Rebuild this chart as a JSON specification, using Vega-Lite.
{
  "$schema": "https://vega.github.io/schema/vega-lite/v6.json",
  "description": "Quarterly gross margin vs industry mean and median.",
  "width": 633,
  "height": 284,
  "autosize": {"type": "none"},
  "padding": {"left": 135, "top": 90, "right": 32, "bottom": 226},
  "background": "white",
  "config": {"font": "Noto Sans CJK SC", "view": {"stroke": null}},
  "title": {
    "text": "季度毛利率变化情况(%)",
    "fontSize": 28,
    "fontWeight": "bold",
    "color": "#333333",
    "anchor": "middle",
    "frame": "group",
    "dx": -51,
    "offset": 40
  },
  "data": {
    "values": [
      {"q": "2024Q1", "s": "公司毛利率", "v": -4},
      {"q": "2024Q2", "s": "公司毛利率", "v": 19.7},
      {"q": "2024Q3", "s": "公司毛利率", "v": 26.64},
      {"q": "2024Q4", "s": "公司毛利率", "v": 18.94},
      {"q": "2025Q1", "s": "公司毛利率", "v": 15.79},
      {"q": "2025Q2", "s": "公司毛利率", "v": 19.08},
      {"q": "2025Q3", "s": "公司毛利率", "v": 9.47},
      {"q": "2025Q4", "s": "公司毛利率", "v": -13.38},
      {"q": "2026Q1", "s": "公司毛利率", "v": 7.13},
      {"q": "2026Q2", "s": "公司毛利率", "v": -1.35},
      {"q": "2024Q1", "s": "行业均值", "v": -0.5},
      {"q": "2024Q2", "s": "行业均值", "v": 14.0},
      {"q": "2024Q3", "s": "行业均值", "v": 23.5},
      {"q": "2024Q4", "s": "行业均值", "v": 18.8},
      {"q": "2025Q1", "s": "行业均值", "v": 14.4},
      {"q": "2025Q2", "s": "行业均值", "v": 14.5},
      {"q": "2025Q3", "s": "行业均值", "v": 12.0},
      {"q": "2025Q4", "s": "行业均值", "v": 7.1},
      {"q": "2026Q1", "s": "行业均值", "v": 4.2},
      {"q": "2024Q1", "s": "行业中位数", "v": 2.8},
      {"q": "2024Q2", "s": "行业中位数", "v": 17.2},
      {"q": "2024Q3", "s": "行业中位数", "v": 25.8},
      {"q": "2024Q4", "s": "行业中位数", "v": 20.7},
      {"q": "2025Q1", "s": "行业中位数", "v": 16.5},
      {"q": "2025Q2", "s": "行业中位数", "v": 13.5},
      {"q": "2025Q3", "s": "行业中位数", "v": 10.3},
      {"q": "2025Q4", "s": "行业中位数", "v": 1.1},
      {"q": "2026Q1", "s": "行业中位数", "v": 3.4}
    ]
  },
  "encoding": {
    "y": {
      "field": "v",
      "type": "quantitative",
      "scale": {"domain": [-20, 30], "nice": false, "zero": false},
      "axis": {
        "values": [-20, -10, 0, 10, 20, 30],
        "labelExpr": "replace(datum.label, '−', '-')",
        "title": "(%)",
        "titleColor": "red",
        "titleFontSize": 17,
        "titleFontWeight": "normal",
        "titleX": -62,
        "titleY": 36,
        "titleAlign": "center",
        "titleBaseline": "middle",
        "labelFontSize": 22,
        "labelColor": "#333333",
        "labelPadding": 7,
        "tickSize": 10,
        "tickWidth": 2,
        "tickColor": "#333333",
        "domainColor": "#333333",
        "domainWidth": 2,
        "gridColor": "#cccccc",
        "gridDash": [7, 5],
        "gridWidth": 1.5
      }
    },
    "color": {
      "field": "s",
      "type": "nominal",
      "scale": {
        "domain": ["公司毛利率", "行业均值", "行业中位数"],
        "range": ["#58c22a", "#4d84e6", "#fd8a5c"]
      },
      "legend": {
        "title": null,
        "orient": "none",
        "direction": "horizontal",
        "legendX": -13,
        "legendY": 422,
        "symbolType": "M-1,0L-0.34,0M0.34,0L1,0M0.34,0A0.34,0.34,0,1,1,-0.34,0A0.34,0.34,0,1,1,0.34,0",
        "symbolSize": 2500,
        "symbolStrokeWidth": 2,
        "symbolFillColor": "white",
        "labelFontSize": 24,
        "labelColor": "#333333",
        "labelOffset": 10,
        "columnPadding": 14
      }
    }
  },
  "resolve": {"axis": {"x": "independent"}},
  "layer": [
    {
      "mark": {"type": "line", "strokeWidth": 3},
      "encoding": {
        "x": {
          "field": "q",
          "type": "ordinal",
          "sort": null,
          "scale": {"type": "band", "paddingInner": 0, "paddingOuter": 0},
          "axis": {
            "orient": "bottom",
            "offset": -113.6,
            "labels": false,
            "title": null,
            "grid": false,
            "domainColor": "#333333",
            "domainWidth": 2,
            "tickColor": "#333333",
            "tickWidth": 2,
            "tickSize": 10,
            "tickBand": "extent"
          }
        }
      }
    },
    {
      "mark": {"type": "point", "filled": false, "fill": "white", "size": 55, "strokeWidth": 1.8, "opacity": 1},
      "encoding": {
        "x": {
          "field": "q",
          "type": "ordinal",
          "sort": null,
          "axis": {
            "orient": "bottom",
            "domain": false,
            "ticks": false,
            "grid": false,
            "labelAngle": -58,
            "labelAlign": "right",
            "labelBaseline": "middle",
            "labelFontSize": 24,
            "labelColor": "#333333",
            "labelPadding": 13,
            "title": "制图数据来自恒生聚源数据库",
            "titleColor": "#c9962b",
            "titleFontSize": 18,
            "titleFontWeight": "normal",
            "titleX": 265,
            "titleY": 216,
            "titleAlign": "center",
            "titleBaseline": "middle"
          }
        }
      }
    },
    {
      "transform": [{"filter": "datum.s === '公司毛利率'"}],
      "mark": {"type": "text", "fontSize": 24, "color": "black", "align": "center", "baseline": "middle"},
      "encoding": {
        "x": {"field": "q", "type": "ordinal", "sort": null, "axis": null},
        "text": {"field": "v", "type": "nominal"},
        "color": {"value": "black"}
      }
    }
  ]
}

────────────────

Repeat the listing above without any change.

Rebuild this chart as a JSON specification, using Vega-Lite.
{
  "$schema": "https://vega.github.io/schema/vega-lite/v6.json",
  "description": "Quarterly gross margin vs industry mean and median.",
  "width": 633,
  "height": 284,
  "autosize": {"type": "none"},
  "padding": {"left": 135, "top": 90, "right": 32, "bottom": 226},
  "background": "white",
  "config": {"font": "Noto Sans CJK SC", "view": {"stroke": null}},
  "title": {
    "text": "季度毛利率变化情况(%)",
    "fontSize": 28,
    "fontWeight": "bold",
    "color": "#333333",
    "anchor": "middle",
    "frame": "group",
    "dx": -51,
    "offset": 40
  },
  "data": {
    "values": [
      {"q": "2024Q1", "s": "公司毛利率", "v": -4},
      {"q": "2024Q2", "s": "公司毛利率", "v": 19.7},
      {"q": "2024Q3", "s": "公司毛利率", "v": 26.64},
      {"q": "2024Q4", "s": "公司毛利率", "v": 18.94},
      {"q": "2025Q1", "s": "公司毛利率", "v": 15.79},
      {"q": "2025Q2", "s": "公司毛利率", "v": 19.08},
      {"q": "2025Q3", "s": "公司毛利率", "v": 9.47},
      {"q": "2025Q4", "s": "公司毛利率", "v": -13.38},
      {"q": "2026Q1", "s": "公司毛利率", "v": 7.13},
      {"q": "2026Q2", "s": "公司毛利率", "v": -1.35},
      {"q": "2024Q1", "s": "行业均值", "v": -0.5},
      {"q": "2024Q2", "s": "行业均值", "v": 14.0},
      {"q": "2024Q3", "s": "行业均值", "v": 23.5},
      {"q": "2024Q4", "s": "行业均值", "v": 18.8},
      {"q": "2025Q1", "s": "行业均值", "v": 14.4},
      {"q": "2025Q2", "s": "行业均值", "v": 14.5},
      {"q": "2025Q3", "s": "行业均值", "v": 12.0},
      {"q": "2025Q4", "s": "行业均值", "v": 7.1},
      {"q": "2026Q1", "s": "行业均值", "v": 4.2},
      {"q": "2024Q1", "s": "行业中位数", "v": 2.8},
      {"q": "2024Q2", "s": "行业中位数", "v": 17.2},
      {"q": "2024Q3", "s": "行业中位数", "v": 25.8},
      {"q": "2024Q4", "s": "行业中位数", "v": 20.7},
      {"q": "2025Q1", "s": "行业中位数", "v": 16.5},
      {"q": "2025Q2", "s": "行业中位数", "v": 13.5},
      {"q": "2025Q3", "s": "行业中位数", "v": 10.3},
      {"q": "2025Q4", "s": "行业中位数", "v": 1.1},
      {"q": "2026Q1", "s": "行业中位数", "v": 3.4}
    ]
  },
  "encoding": {
    "y": {
      "field": "v",
      "type": "quantitative",
      "scale": {"domain": [-20, 30], "nice": false, "zero": false},
      "axis": {
        "values": [-20, -10, 0, 10, 20, 30],
        "labelExpr": "replace(datum.label, '−', '-')",
        "title": "(%)",
        "titleColor": "red",
        "titleFontSize": 17,
        "titleFontWeight": "normal",
        "titleX": -62,
        "titleY": 36,
        "titleAlign": "center",
        "titleBaseline": "middle",
        "labelFontSize": 22,
        "labelColor": "#333333",
        "labelPadding": 7,
        "tickSize": 10,
        "tickWidth": 2,
        "tickColor": "#333333",
        "domainColor": "#333333",
        "domainWidth": 2,
        "gridColor": "#cccccc",
        "gridDash": [7, 5],
        "gridWidth": 1.5
      }
    },
    "color": {
      "field": "s",
      "type": "nominal",
      "scale": {
        "domain": ["公司毛利率", "行业均值", "行业中位数"],
        "range": ["#58c22a", "#4d84e6", "#fd8a5c"]
      },
      "legend": {
        "title": null,
        "orient": "none",
        "direction": "horizontal",
        "legendX": -13,
        "legendY": 422,
        "symbolType": "M-1,0L-0.34,0M0.34,0L1,0M0.34,0A0.34,0.34,0,1,1,-0.34,0A0.34,0.34,0,1,1,0.34,0",
        "symbolSize": 2500,
        "symbolStrokeWidth": 2,
        "symbolFillColor": "white",
        "labelFontSize": 24,
        "labelColor": "#333333",
        "labelOffset": 10,
        "columnPadding": 14
      }
    }
  },
  "resolve": {"axis": {"x": "independent"}},
  "layer": [
    {
      "mark": {"type": "line", "strokeWidth": 3},
      "encoding": {
        "x": {
          "field": "q",
          "type": "ordinal",
          "sort": null,
          "scale": {"type": "band", "paddingInner": 0, "paddingOuter": 0},
          "axis": {
            "orient": "bottom",
            "offset": -113.6,
            "labels": false,
            "title": null,
            "grid": false,
            "domainColor": "#333333",
            "domainWidth": 2,
            "tickColor": "#333333",
            "tickWidth": 2,
            "tickSize": 10,
            "tickBand": "extent"
          }
        }
      }
    },
    {
      "mark": {"type": "point", "filled": false, "fill": "white", "size": 55, "strokeWidth": 1.8, "opacity": 1},
      "encoding": {
        "x": {
          "field": "q",
          "type": "ordinal",
          "sort": null,
          "axis": {
            "orient": "bottom",
            "domain": false,
            "ticks": false,
            "grid": false,
            "labelAngle": -58,
            "labelAlign": "right",
            "labelBaseline": "middle",
            "labelFontSize": 24,
            "labelColor": "#333333",
            "labelPadding": 13,
            "title": "制图数据来自恒生聚源数据库",
            "titleColor": "#c9962b",
            "titleFontSize": 18,
            "titleFontWeight": "normal",
            "titleX": 265,
            "titleY": 216,
            "titleAlign": "center",
            "titleBaseline": "middle"
          }
        }
      }
    },
    {
      "transform": [{"filter": "datum.s === '公司毛利率'"}],
      "mark": {"type": "text", "fontSize": 24, "color": "black", "align": "center", "baseline": "middle"},
      "encoding": {
        "x": {"field": "q", "type": "ordinal", "sort": null, "axis": null},
        "text": {"field": "v", "type": "nominal"},
        "color": {"value": "black"}
      }
    }
  ]
}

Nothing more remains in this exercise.